Written exercise> Locate each line below that includes "chart" and reproduce it.

[Stored dataset items]
::::::::::

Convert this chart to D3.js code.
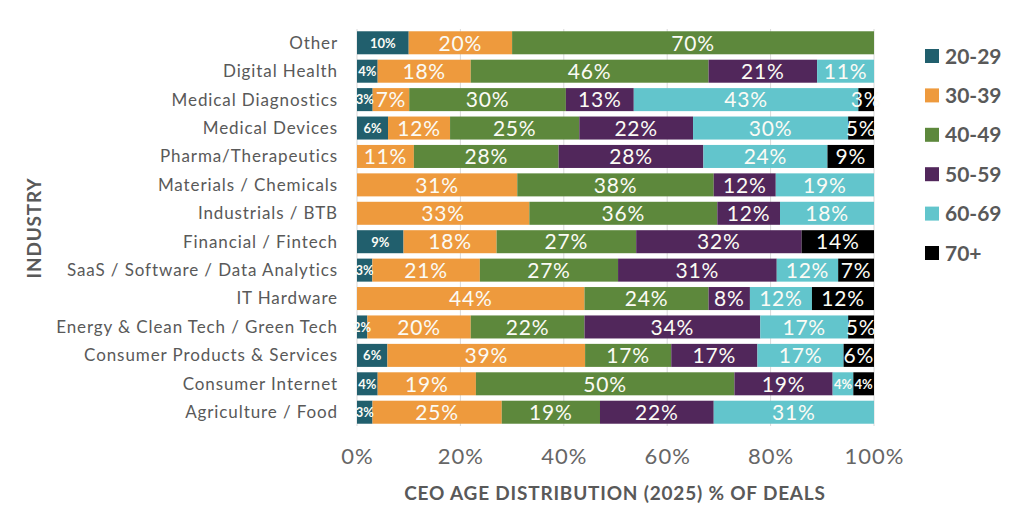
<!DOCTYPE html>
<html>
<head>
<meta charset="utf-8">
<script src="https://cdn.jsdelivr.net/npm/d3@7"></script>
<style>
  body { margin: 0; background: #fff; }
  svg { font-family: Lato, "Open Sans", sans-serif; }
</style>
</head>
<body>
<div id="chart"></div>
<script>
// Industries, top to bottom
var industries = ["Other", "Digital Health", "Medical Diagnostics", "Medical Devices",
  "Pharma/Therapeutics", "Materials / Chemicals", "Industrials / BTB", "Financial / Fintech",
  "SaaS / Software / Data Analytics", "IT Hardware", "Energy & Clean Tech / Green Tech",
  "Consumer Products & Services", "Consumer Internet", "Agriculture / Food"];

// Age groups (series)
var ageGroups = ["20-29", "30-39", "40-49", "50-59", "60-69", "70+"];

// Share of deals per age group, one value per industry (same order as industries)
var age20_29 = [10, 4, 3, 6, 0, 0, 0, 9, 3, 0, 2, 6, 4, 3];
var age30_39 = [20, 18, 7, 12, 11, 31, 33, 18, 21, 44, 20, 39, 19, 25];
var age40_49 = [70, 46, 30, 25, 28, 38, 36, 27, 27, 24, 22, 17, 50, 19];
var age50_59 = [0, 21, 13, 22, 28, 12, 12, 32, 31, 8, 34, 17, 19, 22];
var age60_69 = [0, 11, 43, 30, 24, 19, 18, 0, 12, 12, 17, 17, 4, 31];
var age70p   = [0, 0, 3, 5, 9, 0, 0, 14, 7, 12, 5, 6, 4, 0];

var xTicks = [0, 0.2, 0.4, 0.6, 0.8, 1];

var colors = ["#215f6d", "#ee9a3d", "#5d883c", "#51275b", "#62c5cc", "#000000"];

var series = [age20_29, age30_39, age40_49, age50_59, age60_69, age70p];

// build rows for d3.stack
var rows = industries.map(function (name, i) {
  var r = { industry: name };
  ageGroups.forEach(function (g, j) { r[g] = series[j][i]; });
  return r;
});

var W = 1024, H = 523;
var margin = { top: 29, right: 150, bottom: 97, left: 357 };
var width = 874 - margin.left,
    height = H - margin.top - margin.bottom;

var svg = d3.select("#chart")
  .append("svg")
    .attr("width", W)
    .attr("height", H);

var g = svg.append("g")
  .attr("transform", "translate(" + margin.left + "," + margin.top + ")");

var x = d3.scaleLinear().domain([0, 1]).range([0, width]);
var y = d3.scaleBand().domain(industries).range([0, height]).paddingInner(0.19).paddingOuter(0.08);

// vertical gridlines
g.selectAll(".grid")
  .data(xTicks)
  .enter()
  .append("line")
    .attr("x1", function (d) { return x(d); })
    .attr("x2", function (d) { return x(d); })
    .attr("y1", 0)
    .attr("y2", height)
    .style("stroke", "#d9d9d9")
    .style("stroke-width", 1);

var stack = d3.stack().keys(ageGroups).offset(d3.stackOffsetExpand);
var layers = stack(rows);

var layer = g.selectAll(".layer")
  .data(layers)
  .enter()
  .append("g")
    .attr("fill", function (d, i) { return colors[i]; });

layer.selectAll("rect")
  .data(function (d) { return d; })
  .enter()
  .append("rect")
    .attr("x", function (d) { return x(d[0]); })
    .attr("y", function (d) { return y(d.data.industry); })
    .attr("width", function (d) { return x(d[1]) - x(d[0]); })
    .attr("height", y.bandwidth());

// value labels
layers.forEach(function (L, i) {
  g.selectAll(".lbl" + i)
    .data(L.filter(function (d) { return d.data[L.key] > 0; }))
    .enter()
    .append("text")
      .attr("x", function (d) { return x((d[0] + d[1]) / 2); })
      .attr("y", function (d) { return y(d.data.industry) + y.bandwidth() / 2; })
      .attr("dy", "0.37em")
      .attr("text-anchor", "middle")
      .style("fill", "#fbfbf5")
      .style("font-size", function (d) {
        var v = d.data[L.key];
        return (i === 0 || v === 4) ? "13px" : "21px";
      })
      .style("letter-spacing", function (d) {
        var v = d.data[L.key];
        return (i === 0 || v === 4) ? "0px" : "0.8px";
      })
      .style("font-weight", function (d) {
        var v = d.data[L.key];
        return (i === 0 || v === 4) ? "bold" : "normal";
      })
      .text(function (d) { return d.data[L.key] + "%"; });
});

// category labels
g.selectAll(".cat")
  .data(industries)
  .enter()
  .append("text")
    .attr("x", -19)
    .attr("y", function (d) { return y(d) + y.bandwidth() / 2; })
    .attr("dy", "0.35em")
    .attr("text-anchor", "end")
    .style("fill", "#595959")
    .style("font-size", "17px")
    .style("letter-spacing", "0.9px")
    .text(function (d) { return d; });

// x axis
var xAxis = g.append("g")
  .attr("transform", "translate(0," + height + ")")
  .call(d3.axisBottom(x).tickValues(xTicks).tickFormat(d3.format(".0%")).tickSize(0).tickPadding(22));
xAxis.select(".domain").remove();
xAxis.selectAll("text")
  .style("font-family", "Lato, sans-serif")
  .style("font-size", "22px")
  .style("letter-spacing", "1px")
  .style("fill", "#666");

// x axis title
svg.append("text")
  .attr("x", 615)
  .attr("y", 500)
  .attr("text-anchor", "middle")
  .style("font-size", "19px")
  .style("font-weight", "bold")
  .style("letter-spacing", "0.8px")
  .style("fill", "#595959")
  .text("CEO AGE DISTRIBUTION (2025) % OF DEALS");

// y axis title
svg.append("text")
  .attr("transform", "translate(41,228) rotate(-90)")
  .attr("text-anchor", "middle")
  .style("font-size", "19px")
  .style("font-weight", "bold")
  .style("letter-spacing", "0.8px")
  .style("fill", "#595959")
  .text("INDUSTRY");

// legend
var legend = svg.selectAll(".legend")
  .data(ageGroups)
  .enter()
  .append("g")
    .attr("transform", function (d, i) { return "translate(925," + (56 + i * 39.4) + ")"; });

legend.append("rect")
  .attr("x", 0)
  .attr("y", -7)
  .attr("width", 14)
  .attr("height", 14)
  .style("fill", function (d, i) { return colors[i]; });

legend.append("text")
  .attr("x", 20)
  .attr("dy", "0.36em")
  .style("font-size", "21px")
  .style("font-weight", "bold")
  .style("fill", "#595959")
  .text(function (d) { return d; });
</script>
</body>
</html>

::::::::::

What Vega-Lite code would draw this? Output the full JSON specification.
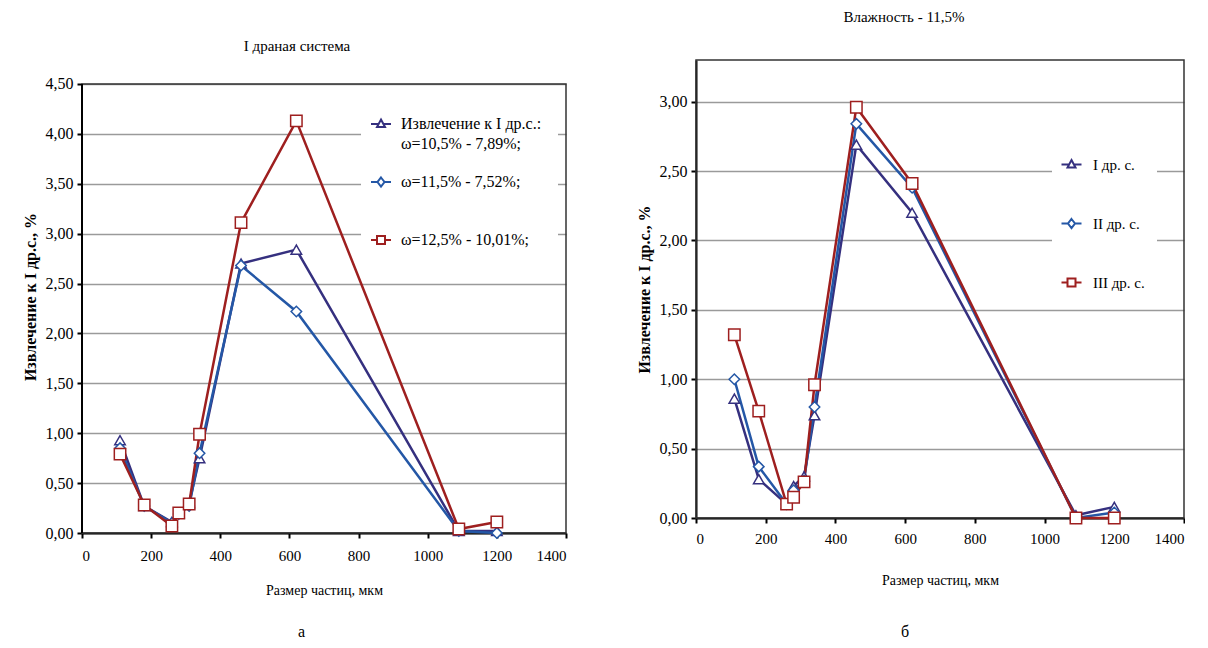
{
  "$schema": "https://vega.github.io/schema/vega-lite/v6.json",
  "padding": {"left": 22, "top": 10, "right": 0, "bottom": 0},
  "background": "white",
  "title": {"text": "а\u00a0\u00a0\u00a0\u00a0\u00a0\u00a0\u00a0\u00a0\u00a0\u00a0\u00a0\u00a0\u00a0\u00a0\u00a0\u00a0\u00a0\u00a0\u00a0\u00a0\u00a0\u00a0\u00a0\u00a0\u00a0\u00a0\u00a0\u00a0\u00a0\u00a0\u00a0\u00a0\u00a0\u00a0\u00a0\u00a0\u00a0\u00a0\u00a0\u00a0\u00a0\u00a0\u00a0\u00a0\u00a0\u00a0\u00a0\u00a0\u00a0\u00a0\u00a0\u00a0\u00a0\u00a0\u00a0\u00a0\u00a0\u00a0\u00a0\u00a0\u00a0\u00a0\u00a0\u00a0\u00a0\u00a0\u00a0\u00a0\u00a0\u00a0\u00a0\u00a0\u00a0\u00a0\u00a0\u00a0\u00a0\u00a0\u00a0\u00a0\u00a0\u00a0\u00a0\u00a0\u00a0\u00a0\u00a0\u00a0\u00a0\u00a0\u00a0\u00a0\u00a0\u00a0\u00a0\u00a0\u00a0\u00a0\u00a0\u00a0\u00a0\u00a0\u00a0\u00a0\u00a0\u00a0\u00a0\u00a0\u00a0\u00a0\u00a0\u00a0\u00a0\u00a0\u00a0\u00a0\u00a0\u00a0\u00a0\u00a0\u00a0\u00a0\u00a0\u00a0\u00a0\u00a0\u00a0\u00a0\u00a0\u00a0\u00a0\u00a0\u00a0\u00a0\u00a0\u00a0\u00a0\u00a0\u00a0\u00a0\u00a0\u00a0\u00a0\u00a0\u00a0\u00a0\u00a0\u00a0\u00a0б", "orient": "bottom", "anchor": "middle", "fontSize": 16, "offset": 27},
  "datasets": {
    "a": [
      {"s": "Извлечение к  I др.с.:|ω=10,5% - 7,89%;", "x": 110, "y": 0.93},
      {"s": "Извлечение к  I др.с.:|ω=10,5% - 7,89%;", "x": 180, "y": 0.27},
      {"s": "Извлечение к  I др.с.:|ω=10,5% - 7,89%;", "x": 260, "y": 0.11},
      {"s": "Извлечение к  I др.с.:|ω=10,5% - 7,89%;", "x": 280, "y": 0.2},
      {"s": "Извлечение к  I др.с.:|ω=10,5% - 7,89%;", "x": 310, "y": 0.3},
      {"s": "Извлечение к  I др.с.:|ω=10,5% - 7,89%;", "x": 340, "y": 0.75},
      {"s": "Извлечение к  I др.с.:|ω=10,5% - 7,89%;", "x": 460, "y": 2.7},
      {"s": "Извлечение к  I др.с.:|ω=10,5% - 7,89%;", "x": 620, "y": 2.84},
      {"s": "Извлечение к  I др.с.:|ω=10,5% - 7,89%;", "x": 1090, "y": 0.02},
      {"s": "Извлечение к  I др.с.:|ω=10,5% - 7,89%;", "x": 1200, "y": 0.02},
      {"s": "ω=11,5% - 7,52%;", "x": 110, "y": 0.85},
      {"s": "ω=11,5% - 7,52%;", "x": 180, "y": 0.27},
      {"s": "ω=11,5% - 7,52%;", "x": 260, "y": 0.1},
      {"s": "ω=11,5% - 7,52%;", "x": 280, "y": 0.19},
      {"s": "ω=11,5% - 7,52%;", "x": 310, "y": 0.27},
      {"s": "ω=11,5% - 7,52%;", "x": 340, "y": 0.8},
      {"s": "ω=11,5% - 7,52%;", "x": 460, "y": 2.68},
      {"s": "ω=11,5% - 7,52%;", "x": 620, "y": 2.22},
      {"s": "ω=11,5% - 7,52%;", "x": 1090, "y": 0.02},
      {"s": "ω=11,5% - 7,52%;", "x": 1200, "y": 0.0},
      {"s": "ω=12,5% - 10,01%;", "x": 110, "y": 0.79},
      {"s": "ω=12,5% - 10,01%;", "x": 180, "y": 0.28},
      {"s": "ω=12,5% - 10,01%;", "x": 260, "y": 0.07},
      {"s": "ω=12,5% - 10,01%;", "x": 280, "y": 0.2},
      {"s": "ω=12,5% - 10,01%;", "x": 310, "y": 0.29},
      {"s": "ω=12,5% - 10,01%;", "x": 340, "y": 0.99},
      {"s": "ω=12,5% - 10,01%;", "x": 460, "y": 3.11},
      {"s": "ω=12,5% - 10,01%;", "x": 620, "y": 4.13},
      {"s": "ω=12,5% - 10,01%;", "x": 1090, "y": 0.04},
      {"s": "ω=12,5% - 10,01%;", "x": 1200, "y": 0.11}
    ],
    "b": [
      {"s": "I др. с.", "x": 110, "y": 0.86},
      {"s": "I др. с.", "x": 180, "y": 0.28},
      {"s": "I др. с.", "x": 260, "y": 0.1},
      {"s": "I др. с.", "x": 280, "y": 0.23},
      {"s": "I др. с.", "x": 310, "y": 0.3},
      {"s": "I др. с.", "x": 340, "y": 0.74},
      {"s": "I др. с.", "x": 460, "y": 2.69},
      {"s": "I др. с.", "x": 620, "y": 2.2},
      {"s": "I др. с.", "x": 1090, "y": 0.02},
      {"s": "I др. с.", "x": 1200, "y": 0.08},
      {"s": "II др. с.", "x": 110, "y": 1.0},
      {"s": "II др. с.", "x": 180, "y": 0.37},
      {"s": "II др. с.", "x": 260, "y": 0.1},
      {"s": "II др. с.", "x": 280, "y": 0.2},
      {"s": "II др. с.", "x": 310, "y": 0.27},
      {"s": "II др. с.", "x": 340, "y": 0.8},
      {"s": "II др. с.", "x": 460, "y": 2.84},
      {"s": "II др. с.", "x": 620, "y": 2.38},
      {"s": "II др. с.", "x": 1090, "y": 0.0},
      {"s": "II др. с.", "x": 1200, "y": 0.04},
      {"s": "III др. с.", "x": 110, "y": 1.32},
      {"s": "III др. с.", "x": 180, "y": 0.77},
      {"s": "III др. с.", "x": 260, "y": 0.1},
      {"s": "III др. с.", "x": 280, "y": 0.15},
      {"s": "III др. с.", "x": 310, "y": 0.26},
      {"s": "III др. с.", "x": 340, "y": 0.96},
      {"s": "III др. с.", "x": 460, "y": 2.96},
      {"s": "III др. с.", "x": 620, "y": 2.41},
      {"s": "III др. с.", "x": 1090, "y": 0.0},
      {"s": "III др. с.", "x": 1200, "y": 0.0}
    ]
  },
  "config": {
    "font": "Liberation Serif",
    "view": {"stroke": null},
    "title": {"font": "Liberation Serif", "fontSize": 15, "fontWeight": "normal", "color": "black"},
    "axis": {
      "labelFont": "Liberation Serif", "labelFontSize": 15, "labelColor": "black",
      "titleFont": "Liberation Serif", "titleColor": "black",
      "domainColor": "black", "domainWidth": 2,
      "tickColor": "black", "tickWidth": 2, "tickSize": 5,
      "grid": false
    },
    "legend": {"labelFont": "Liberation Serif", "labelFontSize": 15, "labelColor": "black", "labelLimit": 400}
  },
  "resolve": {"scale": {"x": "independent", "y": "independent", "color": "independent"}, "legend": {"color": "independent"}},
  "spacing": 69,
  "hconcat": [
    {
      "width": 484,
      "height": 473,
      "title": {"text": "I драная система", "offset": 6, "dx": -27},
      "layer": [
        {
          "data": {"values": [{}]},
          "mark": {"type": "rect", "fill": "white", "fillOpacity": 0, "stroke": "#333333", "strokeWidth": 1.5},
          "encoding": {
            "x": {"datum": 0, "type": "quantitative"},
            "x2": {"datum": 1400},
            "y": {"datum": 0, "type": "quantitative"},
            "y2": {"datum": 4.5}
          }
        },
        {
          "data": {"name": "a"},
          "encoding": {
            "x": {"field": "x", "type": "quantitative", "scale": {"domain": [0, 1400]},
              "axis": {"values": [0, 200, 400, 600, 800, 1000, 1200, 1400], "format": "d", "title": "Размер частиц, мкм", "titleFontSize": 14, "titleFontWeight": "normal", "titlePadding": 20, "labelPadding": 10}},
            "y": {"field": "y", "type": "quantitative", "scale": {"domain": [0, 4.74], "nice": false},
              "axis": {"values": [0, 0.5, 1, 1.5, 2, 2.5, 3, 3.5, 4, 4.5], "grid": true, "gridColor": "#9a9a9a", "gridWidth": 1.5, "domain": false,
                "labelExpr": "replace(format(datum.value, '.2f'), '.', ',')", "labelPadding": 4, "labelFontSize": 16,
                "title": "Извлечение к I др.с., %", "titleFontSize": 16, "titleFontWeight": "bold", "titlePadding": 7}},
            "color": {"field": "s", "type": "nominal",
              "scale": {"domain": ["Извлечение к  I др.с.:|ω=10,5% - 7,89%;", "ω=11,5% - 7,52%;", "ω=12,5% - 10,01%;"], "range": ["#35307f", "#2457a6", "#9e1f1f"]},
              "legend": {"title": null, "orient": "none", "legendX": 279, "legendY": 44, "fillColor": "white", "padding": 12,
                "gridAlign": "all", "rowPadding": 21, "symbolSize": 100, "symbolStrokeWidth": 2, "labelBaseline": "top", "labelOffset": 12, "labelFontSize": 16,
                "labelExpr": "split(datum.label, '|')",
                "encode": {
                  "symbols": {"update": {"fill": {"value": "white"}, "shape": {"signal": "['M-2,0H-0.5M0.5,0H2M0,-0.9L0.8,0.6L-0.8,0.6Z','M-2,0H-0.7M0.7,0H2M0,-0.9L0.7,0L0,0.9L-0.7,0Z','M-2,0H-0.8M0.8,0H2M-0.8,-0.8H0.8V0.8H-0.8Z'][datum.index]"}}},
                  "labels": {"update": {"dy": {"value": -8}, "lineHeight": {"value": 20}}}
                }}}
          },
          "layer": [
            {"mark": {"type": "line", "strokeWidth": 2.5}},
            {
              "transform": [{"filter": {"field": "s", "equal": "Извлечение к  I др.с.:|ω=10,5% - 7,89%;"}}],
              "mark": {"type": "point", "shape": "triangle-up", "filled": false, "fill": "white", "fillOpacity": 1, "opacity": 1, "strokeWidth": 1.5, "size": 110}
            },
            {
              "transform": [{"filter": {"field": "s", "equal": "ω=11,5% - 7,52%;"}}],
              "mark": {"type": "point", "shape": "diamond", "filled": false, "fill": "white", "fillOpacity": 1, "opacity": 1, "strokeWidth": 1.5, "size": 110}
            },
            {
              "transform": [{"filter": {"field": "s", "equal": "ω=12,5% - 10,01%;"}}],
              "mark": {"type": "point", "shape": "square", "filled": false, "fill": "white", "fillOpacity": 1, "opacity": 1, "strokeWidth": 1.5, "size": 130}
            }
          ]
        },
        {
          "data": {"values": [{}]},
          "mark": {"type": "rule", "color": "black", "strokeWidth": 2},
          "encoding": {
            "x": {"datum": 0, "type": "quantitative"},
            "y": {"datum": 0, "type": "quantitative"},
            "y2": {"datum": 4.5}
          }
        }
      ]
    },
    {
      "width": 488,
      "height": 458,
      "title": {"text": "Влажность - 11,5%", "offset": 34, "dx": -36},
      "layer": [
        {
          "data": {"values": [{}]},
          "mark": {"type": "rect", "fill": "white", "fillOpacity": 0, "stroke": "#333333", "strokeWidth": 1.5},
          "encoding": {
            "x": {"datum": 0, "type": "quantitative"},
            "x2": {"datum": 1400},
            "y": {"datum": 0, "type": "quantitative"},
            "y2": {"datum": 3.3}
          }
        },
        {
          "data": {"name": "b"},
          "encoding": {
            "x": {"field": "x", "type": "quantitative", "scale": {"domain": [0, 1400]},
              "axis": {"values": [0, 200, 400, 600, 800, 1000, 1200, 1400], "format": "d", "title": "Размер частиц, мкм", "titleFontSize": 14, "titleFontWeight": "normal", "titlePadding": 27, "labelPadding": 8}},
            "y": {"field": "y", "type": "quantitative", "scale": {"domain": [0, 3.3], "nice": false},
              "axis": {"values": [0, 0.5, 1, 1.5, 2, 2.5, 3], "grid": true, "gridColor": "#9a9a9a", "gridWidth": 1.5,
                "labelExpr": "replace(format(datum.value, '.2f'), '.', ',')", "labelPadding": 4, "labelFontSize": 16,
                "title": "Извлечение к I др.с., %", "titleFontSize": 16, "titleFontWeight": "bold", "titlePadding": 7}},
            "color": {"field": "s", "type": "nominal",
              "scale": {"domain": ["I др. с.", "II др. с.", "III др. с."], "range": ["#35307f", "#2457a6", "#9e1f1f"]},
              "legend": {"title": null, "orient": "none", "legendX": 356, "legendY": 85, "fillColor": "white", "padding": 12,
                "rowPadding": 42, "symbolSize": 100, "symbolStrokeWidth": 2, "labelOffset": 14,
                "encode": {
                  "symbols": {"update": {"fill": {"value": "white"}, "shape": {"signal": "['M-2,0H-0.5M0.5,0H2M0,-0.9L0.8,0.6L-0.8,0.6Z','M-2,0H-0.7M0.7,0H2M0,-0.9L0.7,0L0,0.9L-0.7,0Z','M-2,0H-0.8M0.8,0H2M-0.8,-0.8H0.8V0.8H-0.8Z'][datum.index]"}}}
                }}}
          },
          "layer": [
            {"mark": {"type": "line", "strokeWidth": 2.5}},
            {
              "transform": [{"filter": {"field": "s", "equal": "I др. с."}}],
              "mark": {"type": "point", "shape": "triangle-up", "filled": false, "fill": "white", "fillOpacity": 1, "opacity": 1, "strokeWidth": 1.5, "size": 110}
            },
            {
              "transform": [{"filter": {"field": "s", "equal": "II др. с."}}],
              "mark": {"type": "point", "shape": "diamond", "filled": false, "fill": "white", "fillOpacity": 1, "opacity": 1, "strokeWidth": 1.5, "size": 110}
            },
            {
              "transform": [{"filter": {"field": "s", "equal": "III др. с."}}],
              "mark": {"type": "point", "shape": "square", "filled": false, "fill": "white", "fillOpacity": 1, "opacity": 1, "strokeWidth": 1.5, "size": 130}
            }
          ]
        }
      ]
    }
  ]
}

::::::::::

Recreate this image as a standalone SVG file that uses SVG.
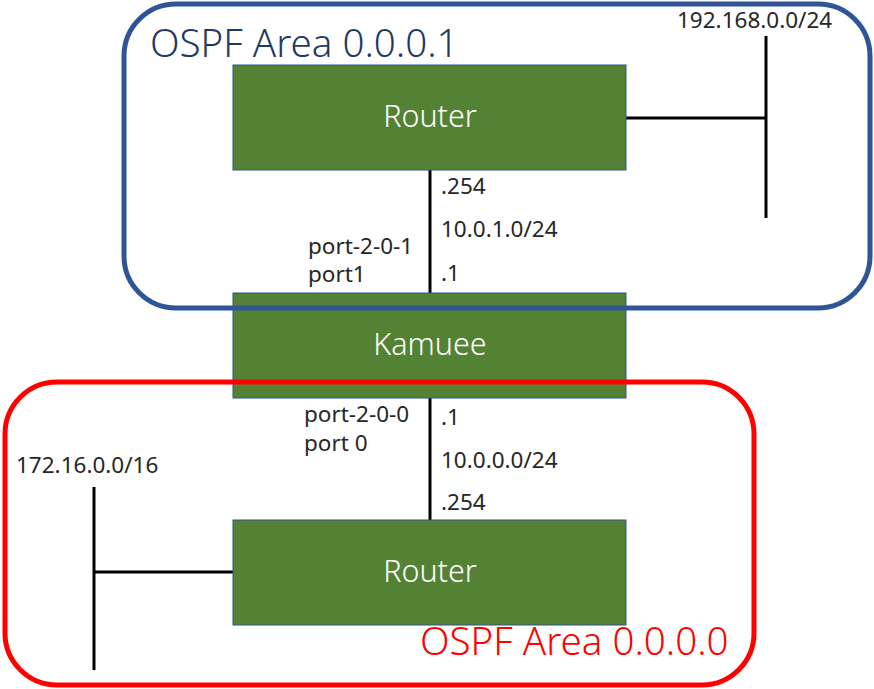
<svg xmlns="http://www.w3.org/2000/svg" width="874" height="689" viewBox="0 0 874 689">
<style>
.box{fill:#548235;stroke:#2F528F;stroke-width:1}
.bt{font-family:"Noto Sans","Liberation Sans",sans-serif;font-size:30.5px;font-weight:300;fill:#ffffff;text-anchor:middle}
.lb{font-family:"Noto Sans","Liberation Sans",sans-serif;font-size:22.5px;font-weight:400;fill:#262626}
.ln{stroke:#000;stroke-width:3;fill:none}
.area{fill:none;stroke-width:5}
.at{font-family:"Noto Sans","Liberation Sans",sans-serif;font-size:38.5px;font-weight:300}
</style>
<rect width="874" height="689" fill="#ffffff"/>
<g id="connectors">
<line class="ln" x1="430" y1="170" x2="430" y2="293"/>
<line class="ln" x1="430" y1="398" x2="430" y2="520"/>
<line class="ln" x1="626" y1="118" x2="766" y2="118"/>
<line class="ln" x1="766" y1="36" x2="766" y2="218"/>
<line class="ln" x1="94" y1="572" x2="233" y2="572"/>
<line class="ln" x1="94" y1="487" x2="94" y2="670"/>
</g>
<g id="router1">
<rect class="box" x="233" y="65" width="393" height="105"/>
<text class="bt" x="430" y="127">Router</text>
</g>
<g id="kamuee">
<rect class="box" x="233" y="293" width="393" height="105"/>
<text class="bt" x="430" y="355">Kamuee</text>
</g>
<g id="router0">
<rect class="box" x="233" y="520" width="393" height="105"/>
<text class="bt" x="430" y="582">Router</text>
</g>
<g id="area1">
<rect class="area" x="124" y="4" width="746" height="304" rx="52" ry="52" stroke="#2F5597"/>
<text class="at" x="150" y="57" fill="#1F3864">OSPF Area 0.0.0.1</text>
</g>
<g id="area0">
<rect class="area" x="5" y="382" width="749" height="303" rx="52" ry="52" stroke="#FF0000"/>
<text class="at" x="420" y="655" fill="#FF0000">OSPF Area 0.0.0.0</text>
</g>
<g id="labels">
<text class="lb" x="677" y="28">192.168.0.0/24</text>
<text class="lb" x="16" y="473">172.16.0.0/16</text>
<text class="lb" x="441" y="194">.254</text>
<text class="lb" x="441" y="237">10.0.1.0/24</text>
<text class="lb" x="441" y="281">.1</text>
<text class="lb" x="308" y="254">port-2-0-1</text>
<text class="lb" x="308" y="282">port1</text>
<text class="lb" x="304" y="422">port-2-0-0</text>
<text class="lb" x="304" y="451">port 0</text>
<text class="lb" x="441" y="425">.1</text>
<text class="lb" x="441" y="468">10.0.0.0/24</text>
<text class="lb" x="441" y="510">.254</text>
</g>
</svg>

::::::::::

Response to the exercise>
Convert this chart to D3.js code.
<div id="chart"></div>
var svg = d3.select("#chart")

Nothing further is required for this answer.